» **What is asked**
Return the material exactly as supplied, apart from the pictures, which are omitted.

» **Provided material**

_ _ _ _ _

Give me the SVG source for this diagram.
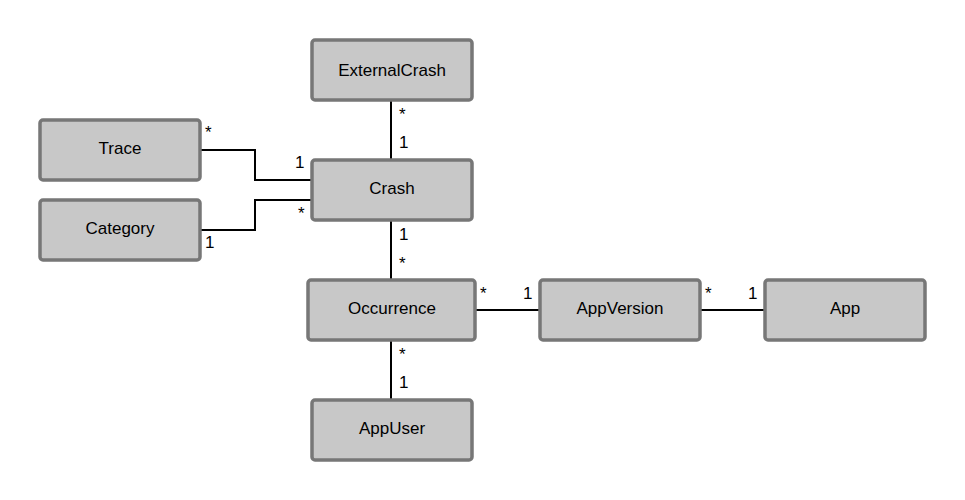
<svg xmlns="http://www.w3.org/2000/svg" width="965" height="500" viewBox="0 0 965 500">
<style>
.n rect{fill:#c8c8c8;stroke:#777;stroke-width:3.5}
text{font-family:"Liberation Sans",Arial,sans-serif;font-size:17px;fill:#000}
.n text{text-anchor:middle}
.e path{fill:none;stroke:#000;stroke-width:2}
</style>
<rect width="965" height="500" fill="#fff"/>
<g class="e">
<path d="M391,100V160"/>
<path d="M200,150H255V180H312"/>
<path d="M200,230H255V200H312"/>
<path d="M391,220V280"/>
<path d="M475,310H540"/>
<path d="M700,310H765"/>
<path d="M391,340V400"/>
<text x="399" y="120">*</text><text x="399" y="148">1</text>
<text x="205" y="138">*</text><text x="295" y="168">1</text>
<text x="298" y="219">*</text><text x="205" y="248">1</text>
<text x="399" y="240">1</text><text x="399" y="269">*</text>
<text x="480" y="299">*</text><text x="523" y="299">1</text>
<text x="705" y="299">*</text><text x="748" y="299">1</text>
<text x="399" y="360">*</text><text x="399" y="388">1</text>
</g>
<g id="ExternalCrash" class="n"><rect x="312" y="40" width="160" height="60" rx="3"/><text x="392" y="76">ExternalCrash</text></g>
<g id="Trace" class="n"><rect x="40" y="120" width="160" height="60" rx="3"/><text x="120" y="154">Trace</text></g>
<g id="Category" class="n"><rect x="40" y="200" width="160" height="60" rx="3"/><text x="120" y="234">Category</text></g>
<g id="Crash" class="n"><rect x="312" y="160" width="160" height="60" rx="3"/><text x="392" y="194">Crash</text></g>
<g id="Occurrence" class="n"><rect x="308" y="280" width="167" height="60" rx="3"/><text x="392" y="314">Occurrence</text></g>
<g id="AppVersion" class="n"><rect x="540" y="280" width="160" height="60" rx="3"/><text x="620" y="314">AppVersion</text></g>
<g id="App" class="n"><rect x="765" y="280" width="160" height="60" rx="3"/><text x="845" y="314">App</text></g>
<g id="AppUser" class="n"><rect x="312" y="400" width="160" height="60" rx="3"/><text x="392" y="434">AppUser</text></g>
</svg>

_ _ _ _ _

» **Result of the task**
Give me the SVG source for this diagram.
<svg xmlns="http://www.w3.org/2000/svg" width="965" height="500" viewBox="0 0 965 500">
<style>
.n rect{fill:#c8c8c8;stroke:#777;stroke-width:3.5}
text{font-family:"Liberation Sans",Arial,sans-serif;font-size:17px;fill:#000}
.n text{text-anchor:middle}
.e path{fill:none;stroke:#000;stroke-width:2}
</style>
<rect width="965" height="500" fill="#fff"/>
<g class="e">
<path d="M391,100V160"/>
<path d="M200,150H255V180H312"/>
<path d="M200,230H255V200H312"/>
<path d="M391,220V280"/>
<path d="M475,310H540"/>
<path d="M700,310H765"/>
<path d="M391,340V400"/>
<text x="399" y="120">*</text><text x="399" y="148">1</text>
<text x="205" y="138">*</text><text x="295" y="168">1</text>
<text x="298" y="219">*</text><text x="205" y="248">1</text>
<text x="399" y="240">1</text><text x="399" y="269">*</text>
<text x="480" y="299">*</text><text x="523" y="299">1</text>
<text x="705" y="299">*</text><text x="748" y="299">1</text>
<text x="399" y="360">*</text><text x="399" y="388">1</text>
</g>
<g id="ExternalCrash" class="n"><rect x="312" y="40" width="160" height="60" rx="3"/><text x="392" y="76">ExternalCrash</text></g>
<g id="Trace" class="n"><rect x="40" y="120" width="160" height="60" rx="3"/><text x="120" y="154">Trace</text></g>
<g id="Category" class="n"><rect x="40" y="200" width="160" height="60" rx="3"/><text x="120" y="234">Category</text></g>
<g id="Crash" class="n"><rect x="312" y="160" width="160" height="60" rx="3"/><text x="392" y="194">Crash</text></g>
<g id="Occurrence" class="n"><rect x="308" y="280" width="167" height="60" rx="3"/><text x="392" y="314">Occurrence</text></g>
<g id="AppVersion" class="n"><rect x="540" y="280" width="160" height="60" rx="3"/><text x="620" y="314">AppVersion</text></g>
<g id="App" class="n"><rect x="765" y="280" width="160" height="60" rx="3"/><text x="845" y="314">App</text></g>
<g id="AppUser" class="n"><rect x="312" y="400" width="160" height="60" rx="3"/><text x="392" y="434">AppUser</text></g>
</svg>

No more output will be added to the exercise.